**Work to complete:** Starting at the first line of the data, please print exactly those lines through the one that holds "(0,0) rectangle (1339,838);", omitting every picture.

**Information supplied:**
◇ ◇ ◇ ◇ ◇ ◇ ◇

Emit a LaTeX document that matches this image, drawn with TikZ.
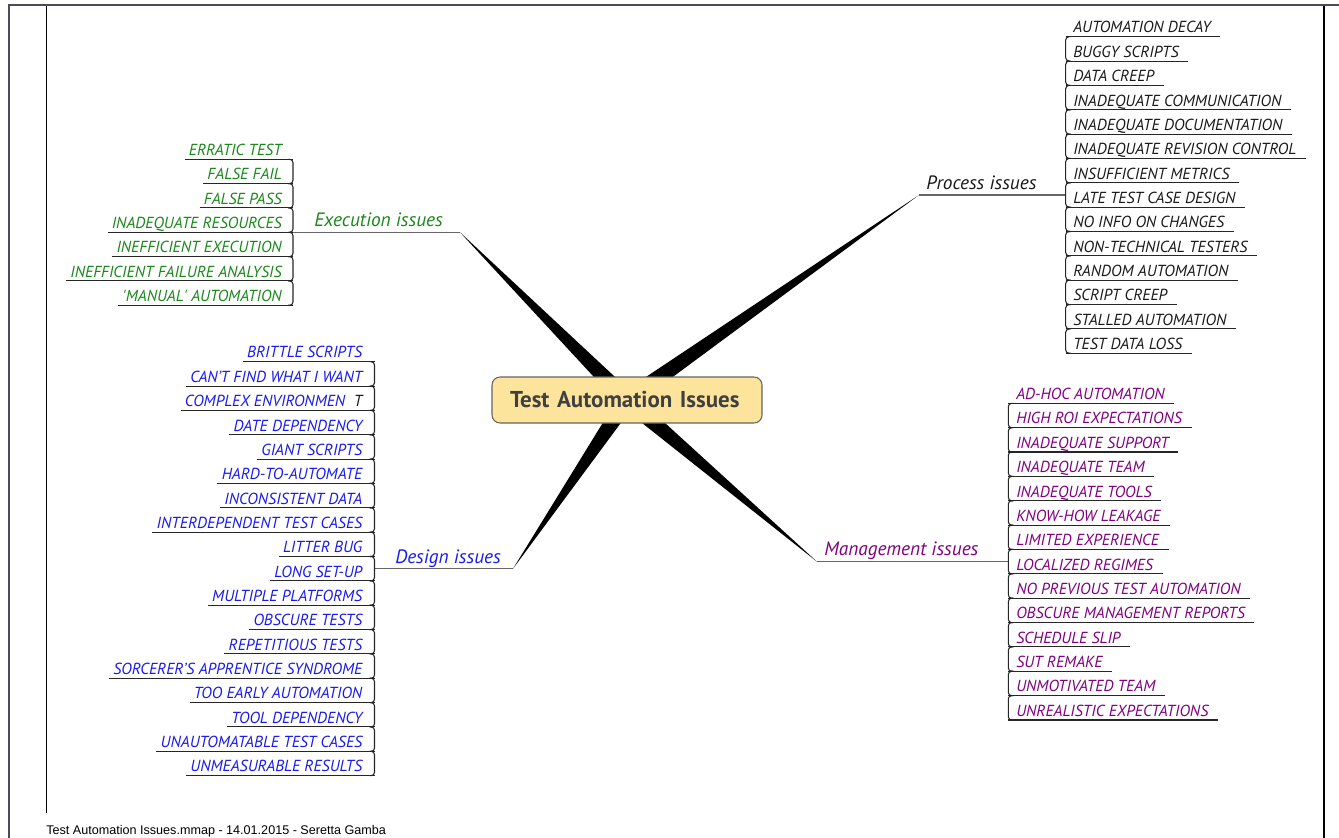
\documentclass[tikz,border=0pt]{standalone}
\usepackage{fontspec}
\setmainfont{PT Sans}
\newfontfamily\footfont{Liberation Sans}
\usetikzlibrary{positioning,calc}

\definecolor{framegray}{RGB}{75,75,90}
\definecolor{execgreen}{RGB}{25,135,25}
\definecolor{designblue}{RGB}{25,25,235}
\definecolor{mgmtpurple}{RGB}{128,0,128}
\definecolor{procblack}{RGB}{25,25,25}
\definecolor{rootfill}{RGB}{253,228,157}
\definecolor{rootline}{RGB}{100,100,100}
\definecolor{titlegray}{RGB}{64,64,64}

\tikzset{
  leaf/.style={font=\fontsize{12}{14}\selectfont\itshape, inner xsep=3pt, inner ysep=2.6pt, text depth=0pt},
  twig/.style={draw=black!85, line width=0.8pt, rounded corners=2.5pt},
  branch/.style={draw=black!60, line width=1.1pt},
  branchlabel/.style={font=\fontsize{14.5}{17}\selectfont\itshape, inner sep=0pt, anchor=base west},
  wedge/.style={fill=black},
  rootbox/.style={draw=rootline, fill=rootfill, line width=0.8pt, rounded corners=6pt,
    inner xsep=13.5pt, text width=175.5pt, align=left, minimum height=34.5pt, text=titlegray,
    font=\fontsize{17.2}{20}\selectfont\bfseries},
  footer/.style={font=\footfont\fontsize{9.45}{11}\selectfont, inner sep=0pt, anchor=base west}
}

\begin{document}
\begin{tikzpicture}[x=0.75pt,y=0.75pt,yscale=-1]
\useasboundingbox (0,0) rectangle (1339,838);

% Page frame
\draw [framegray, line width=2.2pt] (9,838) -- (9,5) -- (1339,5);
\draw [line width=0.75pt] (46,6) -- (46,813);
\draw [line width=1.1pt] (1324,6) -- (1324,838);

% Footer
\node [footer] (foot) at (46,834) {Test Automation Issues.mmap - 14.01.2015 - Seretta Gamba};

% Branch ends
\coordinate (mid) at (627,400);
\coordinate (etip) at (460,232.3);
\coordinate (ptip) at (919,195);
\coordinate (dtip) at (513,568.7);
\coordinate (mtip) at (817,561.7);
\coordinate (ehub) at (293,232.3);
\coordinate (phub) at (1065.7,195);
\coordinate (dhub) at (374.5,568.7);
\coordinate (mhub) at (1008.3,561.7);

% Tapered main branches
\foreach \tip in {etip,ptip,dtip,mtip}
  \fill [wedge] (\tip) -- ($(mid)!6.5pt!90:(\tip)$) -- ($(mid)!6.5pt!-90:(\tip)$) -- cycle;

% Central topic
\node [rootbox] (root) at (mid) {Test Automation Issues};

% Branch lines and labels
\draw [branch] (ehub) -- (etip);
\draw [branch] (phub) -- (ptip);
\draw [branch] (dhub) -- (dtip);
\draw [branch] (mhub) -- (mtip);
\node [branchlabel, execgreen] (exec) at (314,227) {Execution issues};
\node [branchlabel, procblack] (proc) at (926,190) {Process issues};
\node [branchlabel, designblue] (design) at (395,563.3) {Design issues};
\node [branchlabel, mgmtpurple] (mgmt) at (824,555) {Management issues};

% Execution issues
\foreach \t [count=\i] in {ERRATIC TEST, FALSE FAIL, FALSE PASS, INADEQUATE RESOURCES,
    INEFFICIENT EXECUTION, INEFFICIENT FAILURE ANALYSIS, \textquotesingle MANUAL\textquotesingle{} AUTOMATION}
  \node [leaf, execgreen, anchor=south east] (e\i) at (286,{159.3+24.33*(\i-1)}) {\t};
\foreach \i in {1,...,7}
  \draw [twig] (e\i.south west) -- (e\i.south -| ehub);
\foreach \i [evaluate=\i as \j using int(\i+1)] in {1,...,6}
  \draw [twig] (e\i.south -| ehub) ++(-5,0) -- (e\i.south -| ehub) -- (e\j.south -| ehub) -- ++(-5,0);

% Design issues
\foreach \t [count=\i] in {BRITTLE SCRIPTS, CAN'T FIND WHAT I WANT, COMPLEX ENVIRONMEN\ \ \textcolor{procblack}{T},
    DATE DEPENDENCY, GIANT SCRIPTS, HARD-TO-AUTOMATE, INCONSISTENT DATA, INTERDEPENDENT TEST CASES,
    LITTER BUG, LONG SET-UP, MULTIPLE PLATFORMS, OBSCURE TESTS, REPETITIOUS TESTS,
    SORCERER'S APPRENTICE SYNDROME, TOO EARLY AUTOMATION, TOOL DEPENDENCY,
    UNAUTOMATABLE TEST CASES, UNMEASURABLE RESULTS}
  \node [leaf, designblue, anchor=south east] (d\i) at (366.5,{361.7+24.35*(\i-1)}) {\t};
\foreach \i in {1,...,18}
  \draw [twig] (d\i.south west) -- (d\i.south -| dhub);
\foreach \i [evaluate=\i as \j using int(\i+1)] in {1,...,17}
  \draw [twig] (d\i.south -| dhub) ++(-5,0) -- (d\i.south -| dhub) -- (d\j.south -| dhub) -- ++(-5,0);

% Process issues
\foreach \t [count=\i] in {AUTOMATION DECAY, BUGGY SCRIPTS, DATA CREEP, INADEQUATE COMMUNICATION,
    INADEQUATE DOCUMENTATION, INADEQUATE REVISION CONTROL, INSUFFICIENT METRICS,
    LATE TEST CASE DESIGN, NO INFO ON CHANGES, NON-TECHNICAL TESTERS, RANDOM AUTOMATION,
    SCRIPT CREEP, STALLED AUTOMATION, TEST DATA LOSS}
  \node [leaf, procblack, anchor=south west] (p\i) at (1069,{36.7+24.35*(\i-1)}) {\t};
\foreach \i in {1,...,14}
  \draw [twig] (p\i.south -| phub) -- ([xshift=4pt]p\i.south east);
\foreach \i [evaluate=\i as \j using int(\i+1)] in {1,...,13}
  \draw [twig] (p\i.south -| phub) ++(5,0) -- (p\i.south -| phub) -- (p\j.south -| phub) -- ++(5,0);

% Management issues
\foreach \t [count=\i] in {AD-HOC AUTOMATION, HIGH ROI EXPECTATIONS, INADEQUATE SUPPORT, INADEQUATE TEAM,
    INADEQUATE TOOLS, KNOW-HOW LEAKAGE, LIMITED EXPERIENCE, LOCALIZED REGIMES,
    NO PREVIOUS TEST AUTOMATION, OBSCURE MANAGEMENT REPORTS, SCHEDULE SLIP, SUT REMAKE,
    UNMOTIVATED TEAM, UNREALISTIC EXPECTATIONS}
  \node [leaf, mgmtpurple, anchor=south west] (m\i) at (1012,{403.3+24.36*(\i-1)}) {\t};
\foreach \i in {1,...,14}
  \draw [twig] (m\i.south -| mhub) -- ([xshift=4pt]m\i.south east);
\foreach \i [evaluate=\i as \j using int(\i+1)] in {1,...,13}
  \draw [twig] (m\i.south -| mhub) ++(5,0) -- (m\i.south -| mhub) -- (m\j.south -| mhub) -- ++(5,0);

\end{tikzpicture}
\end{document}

◇ ◇ ◇ ◇ ◇ ◇ ◇

**Answer to this problem:**
Emit a LaTeX document that matches this image, drawn with TikZ.
\documentclass[tikz,border=0pt]{standalone}
\usepackage{fontspec}
\setmainfont{PT Sans}
\newfontfamily\footfont{Liberation Sans}
\usetikzlibrary{positioning,calc}

\definecolor{framegray}{RGB}{75,75,90}
\definecolor{execgreen}{RGB}{25,135,25}
\definecolor{designblue}{RGB}{25,25,235}
\definecolor{mgmtpurple}{RGB}{128,0,128}
\definecolor{procblack}{RGB}{25,25,25}
\definecolor{rootfill}{RGB}{253,228,157}
\definecolor{rootline}{RGB}{100,100,100}
\definecolor{titlegray}{RGB}{64,64,64}

\tikzset{
  leaf/.style={font=\fontsize{12}{14}\selectfont\itshape, inner xsep=3pt, inner ysep=2.6pt, text depth=0pt},
  twig/.style={draw=black!85, line width=0.8pt, rounded corners=2.5pt},
  branch/.style={draw=black!60, line width=1.1pt},
  branchlabel/.style={font=\fontsize{14.5}{17}\selectfont\itshape, inner sep=0pt, anchor=base west},
  wedge/.style={fill=black},
  rootbox/.style={draw=rootline, fill=rootfill, line width=0.8pt, rounded corners=6pt,
    inner xsep=13.5pt, text width=175.5pt, align=left, minimum height=34.5pt, text=titlegray,
    font=\fontsize{17.2}{20}\selectfont\bfseries},
  footer/.style={font=\footfont\fontsize{9.45}{11}\selectfont, inner sep=0pt, anchor=base west}
}

\begin{document}
\begin{tikzpicture}[x=0.75pt,y=0.75pt,yscale=-1]
\useasboundingbox (0,0) rectangle (1339,838);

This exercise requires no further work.